While there’s been plenty of speculation about who may challenge Boston Mayor Michelle Wu in 2025, the two potential contenders subject to the most political chatter are remaining mum about whether they plan to jump into the race.
City Councilor Ed Flynn, a U.S. navy veteran and son of former Mayor Ray Flynn, said he is still weighing his options, and philanthropist Josh Kraft, the son of the billionaire New England Patriots owner Robert Kraft, is not currently a candidate, a spokesperson said.
“The speculation has been going on for a while,” Eileen O’Connor of Keyser Public Strategies, the political consulting firm working with Kraft, said in a Friday statement to the Herald. “Nothing has changed.”
“Josh is not currently a candidate and has no plans or timeline for any kind of announcement,” O’Connor added.
Kraft, the head of his family’s philanthropic arm, has been rumored to be a mayoral candidate for months. In May, O’Connor provided a statement from Kraft, where he said he was “looking at a lot of things” and had “nothing to report.”
Flynn, the City Council president last term, said in early May that he was not planning to run for mayor, but backed off that stance later that month, saying that he would not rule it out.
On Sunday, he offered a similar assessment, and batted away a rumor that he was planning to announce a mayoral bid at his Sept. 17 fundraiser reception, saying that it is typical for city councilors to host similar events.
“I’m going to consider it, consider my options, and how I can be helpful to the residents of Boston,” Flynn told the Herald. “But there will be absolutely no announcement there (on the 17th).”
Flynn added that he thinks it’s “too early” for him to “engage in campaigns,” saying that he has “a lot of work to do on the City Council and providing positive leadership.”
His campaign war chest currently stands at $787,075, far exceeding the city councilor with the second-highest fund, Council President Ruthzee Louijeune, who has $107,597 cash on hand, per the Office of Campaign and Political Finance.
As of now, Jorge Mendoza-Iturralde, a North End restaurateur clashing with the mayor and City Hall over outdoor dining restrictions, is the only candidate who has announced plans to challenge Wu in 2025.
Mendoza-Iturralde announced his mayoral bid in late May, but has not yet set up an official campaign fund with the Office of Campaign and Political Finance, which is required of political candidates.
He told the Herald Sunday that he plans to do so in the coming months, adding that he can’t pull papers to run for mayor until April, which he still plans to do.
“We are having the conversation with all the right people, but we haven’t got anything started yet,” Mendoza-Iturralde said. “It’s a very long campaign so we’re not there yet.”
Mendoza-Iturralde said he is registered as an Independent voter, while Flynn is a moderate Democrat and Kraft is said to have progressive views, but has a history of supporting and donating to Republican politicians.

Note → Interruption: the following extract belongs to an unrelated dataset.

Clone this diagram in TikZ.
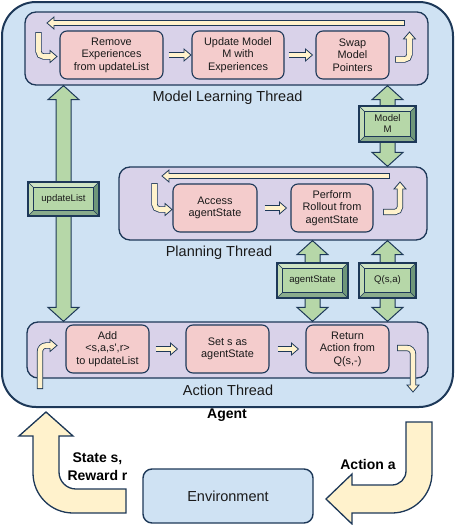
\documentclass[tikz,border=0pt]{standalone}
\usepackage{fontspec}
\setmainfont{Liberation Sans}
\usetikzlibrary{calc}
\pgfdeclarelayer{front}
\pgfsetlayers{main,front}
\definecolor{dk}{HTML}{1D3858}
\definecolor{ag}{HTML}{CFE2F3}
\definecolor{th}{HTML}{D9D2E9}
\definecolor{bx}{HTML}{F4CCCC}
\definecolor{cr}{HTML}{FFF2CC}
\definecolor{gr}{HTML}{B6D7A8}
\definecolor{bvtop}{HTML}{CFE4C4}
\definecolor{bvleft}{HTML}{C2DBB5}
\definecolor{bvright}{HTML}{6F977A}
\definecolor{bvbot}{HTML}{8AAC8C}
\definecolor{tx}{HTML}{1A1A1A}
% cream outlined arrow: #1 opts, #2 shaft path (ends at base), #3 base, #4 tip
\newcommand{\barrow}[4][]{%
  \draw[dk, line width=6.2pt, #1] #2;
  \filldraw[fill=cr, draw=dk, line width=0.8pt, line join=miter]
    ($(#3)!6pt!90:(#4)$) -- (#4) -- ($(#3)!6pt!-90:(#4)$) -- cycle;
  \draw[cr, line width=4.6pt, shorten <=0.8pt, shorten >=-1.2pt, #1] #2;
}
% straight cream arrow from coord #1 to tip coord #2
\newcommand{\sarrow}[2]{%
  \coordinate (sab) at ($(#2)!7pt!(#1)$);
  \barrow{(#1) -- (sab)}{sab}{#2}%
}
% green double-headed vertical arrow between tip coords #1 (top) and #2 (bottom)
\newcommand{\garrow}[2]{%
  \filldraw[fill=gr, draw=dk, line width=1pt, line join=miter]
    (#1) -- ($(#1)+(15.5,14)$) -- ($(#1)+(7.5,14)$) -- ($(#2)+(7.5,-14)$)
    -- ($(#2)+(15.5,-14)$) -- (#2) -- ($(#2)+(-15.5,-14)$) -- ($(#2)+(-7.5,-14)$)
    -- ($(#1)+(-7.5,14)$) -- ($(#1)+(-15.5,14)$) -- cycle;
}
\begin{document}
\begin{tikzpicture}[x=1pt,y=-1pt,
  txt/.style={font=\fontsize{10.9}{12.5}\selectfont, text=tx, align=center},
  box/.style={txt, draw=dk, line width=1.1pt, fill=bx, rounded corners=7pt, minimum height=48pt, inner sep=0pt},
  thread/.style={draw=dk, line width=1.3pt, fill=th, rounded corners=11pt, inner sep=0pt},
  tlabel/.style={font=\fontsize{14.5}{17}\selectfont, text=tx, anchor=base},
  blab/.style={font=\bfseries\fontsize{14}{18}\selectfont, text=black, align=center},
  bevbox/.style={draw=dk, line width=1.2pt, fill=gr, inner sep=0pt, align=center, text=tx,
    font=\fontsize{9.6}{11}\selectfont,
    path picture={
      \path (path picture bounding box.north west) coordinate (q1)
            (path picture bounding box.north east) coordinate (q2)
            (path picture bounding box.south east) coordinate (q3)
            (path picture bounding box.south west) coordinate (q4);
      \path ($(q1)+(5.5pt,-5.5pt)$) coordinate (r1)
            ($(q2)+(-5.5pt,-5.5pt)$) coordinate (r2)
            ($(q3)+(-5.5pt,5.5pt)$) coordinate (r3)
            ($(q4)+(5.5pt,5.5pt)$) coordinate (r4);
      \fill[bvtop] (q1) -- (q2) -- (r2) -- (r1) -- cycle;
      \fill[bvright] (q2) -- (q3) -- (r3) -- (r2) -- cycle;
      \fill[bvbot] (q3) -- (q4) -- (r4) -- (r3) -- cycle;
      \fill[bvleft] (q4) -- (q1) -- (r1) -- (r4) -- cycle;
      \draw[dk, line width=0.5pt] (q1) -- (r1) (q2) -- (r2) (q3) -- (r3) (q4) -- (r4);
      \filldraw[fill=gr, draw=dk, line width=0.7pt] (r1) rectangle (r3);
    }}
]
\useasboundingbox (0,0) rectangle (455,525);

% Agent
\node[draw=dk, line width=2pt, fill=ag, rounded corners=34pt, minimum width=451pt,
      minimum height=405pt, inner sep=0pt] (agent) at (227.5,204.5) {};
\node[blab, anchor=base] (agentl) at (227,418) {Agent};

% Threads
\node[thread, minimum width=403pt, minimum height=73pt] (mlt) at (226.5,48.5) {};
\node[tlabel] (mltl) at (227.5,101) {Model Learning Thread};
\node[thread, minimum width=308pt, minimum height=73pt] (pl) at (273,203.5) {};
\node[tlabel] (pll) at (219,256.5) {Planning Thread};
\node[thread, minimum width=401pt, minimum height=56pt] (act) at (227.5,350) {};
\node[tlabel] (actl) at (228,395) {Action Thread};

% Boxes
\node[box, minimum width=103pt] (remove) at (111.5,55) {Remove\\Experiences\\from updateList};
\node[box, minimum width=92pt] (update) at (238,55) {Update Model\\M with\\Experiences};
\node[box, minimum width=73pt] (swap) at (352.5,55) {Swap\\Model\\Pointers};
\node[box, minimum width=84pt] (access) at (215,208) {Access\\agentState};
\node[box, minimum width=82pt] (perform) at (332,208) {Perform\\Rollout from\\agentState};
\node[box, minimum width=83pt] (add) at (107.5,349) {Add\\\textless s,a,s\textquotesingle,r\textgreater\\to updateList};
\node[box, minimum width=83pt] (setn) at (227.5,349) {Set s as\\agentState};
\node[box, minimum width=83pt] (ret) at (347.5,349) {Return\\Action from\\Q(s,-)};

% Bevel nodes (front layer)
\begin{pgfonlayer}{front}
\node[bevbox, minimum width=71pt, minimum height=34pt] (upd) at (63.5,199) {updateList};
\node[bevbox, minimum width=57pt, minimum height=36pt] (mm) at (387.5,124) {Model\\M};
\node[bevbox, minimum width=71pt, minimum height=35pt] (ags) at (312.5,280.5) {agentState};
\node[bevbox, minimum width=57pt, minimum height=35pt] (qsa) at (387.5,280.5) {Q(s,a)};
\end{pgfonlayer}

% Green double arrows
\coordinate (ga1) at (mlt.south -| upd); \coordinate (gb1) at (act.north -| upd);
\coordinate (ga2) at (mlt.south -| mm);  \coordinate (gb2) at (pl.north -| mm);
\coordinate (ga3) at (pl.south -| ags);  \coordinate (gb3) at (act.north -| ags);
\coordinate (ga4) at (pl.south -| qsa);  \coordinate (gb4) at (act.north -| qsa);
\garrow{ga1}{gb1}
\garrow{ga2}{gb2}
\garrow{ga3}{gb3}
\garrow{ga4}{gb4}

% Cream arrows: model learning thread
\coordinate (m1t) at ($(remove.east)+(5,0)$);  \coordinate (m1p) at ($(update.west)+(-0.5,0)$);
\sarrow{m1t}{m1p}
\coordinate (m2t) at ($(update.east)+(4,0)$);  \coordinate (m2p) at ($(swap.west)+(-3,0)$);
\sarrow{m2t}{m2p}
\coordinate (mrt) at (405,23); \coordinate (mrp) at (47,23);
\sarrow{mrt}{mrp}
\coordinate (mlt1) at (38.5,32); \coordinate (mlc1) at (38.5,56.5);
\coordinate (mlb1) at (50,56.5); \coordinate (mlp1) at (57,56.5);
\barrow[rounded corners=5pt]{(mlt1) -- (mlc1) -- (mlb1)}{mlb1}{mlp1}
\coordinate (mrt1) at (395,59.5); \coordinate (mrc1) at (409.5,59.5);
\coordinate (mrb1) at (409.5,39); \coordinate (mrp1) at (409.5,32);
\barrow[rounded corners=5pt]{(mrt1) -- (mrc1) -- (mrb1)}{mrb1}{mrp1}

% Cream arrows: planning thread
\coordinate (p1t) at ($(access.east)+(7,0)$);  \coordinate (p1p) at ($(perform.west)+(-4,0)$);
\sarrow{p1t}{p1p}
\coordinate (prt) at (390,176); \coordinate (prp) at (162,176);
\sarrow{prt}{prp}
\coordinate (plt1) at (154.5,183); \coordinate (plc1) at (154.5,209.5);
\coordinate (plb1) at (165,209.5); \coordinate (plp1) at (172,209.5);
\barrow[rounded corners=5pt]{(plt1) -- (plc1) -- (plb1)}{plb1}{plp1}
\coordinate (prt1) at (383,212); \coordinate (prc1) at (400,212);
\coordinate (prb1) at (400,189); \coordinate (prp1) at (400,182);
\barrow[rounded corners=5pt]{(prt1) -- (prc1) -- (prb1)}{prb1}{prp1}

% Cream arrows: action thread
\coordinate (a1t) at ($(add.east)+(6,0)$);  \coordinate (a1p) at ($(setn.west)+(-8,0)$);
\sarrow{a1t}{a1p}
\coordinate (a2t) at ($(setn.east)+(8,0)$);  \coordinate (a2p) at ($(ret.west)+(-7,0)$);
\sarrow{a2t}{a2p}
\coordinate (alt1) at (40,389); \coordinate (alc1) at (40,345.5);
\coordinate (alb1) at (50,345.5); \coordinate (alp1) at (57,345.5);
\barrow[rounded corners=6pt]{(alt1) -- (alc1) -- (alb1)}{alb1}{alp1}
\coordinate (art1) at (397,348); \coordinate (arc1) at (413,348);
\coordinate (arb1) at (413,385); \coordinate (arp1) at (413,392);
\barrow[rounded corners=6pt]{(art1) -- (arc1) -- (arb1)}{arb1}{arp1}

% Environment
\node[draw=dk, line width=1.4pt, fill=ag, rounded corners=9pt, minimum width=170pt,
      minimum height=54pt, inner sep=0pt, font=\fontsize{14.5}{17}\selectfont, text=tx]
      (env) at (228,496) {Environment};

% Big U arrows
\filldraw[fill=cr, draw=dk, line width=1.3pt, line join=miter]
  (126,513) -- (73,513) .. controls (50.9,513) and (33,495.1) .. (33,473)
  -- (33,436) -- (19,436) -- (46,412) -- (73,436) -- (59,436) -- (59,472)
  .. controls (59,481.4) and (66.6,489) .. (76,489) -- (126,489) -- cycle;
\filldraw[fill=cr, draw=dk, line width=1.3pt, line join=miter]
  (406,422) -- (432,422) -- (432,473) .. controls (432,495.1) and (414.1,513) .. (392,513)
  -- (352,513) -- (352,524) -- (326,499) -- (352,474) -- (352,485) -- (392,485)
  .. controls (399.7,485) and (406,478.7) .. (406,471) -- cycle;
\node[blab] (srl) at (97.5,467) {State s,\\Reward r};
\node[blab, anchor=base] (aal) at (368,469) {Action a};
\end{tikzpicture}
\end{document}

The political consulting firm Kraft is working with has a bipartisan list of past and present clientele, including former Republican Gov. Charlie Baker and Senate President Karen Spilka, a Democrat.
Mayor Wu, the first woman and person of color to be elected mayor, is a progressive Democrat. While she hasn’t formally launched her bid for a second term, she stated her intention to run in July, when announcing she was pregnant with her third child.
“If anything, I feel even more motivated to make sure that the work that’s needed across the city, for families who are juggling so much, gets done,” Wu told the Herald at the time. “I plan to run for reelection, although I’ll make an official campaign launch announcement later. But this hasn’t changed my plans.”
Political insiders are split on whether Wu, who has amassed a campaign war chest of roughly $1.5 million, is vulnerable in the 2025 election.
An incumbent Boston mayor hasn’t been defeated since 1949, and Brian Jencunas, a political consultant, doesn’t see that streak changing next year. He cited the Hub’s status as arguably the “safest big city in America” where “property values continue to skyrocket,” when speaking to the Herald in July when a poll testing how Kraft would fare against Wu in a potential mayoral matchup was circulating.
A different political insider who requested anonymity sees Wu as vulnerable, however, to a potential candidate of color who’s willing to run “center-left” or a candidate with name recognition and resources.
In July, that political insider said the mayor has failed to build solid relationships and connections with community members who did not help to put her in office, pointing to pushback Wu has received from communities of color on proposals like moving the O’Bryant school, which failed, and her plan to renovate White Stadium to house a professional women’s soccer team, which led to a lawsuit by neighbors.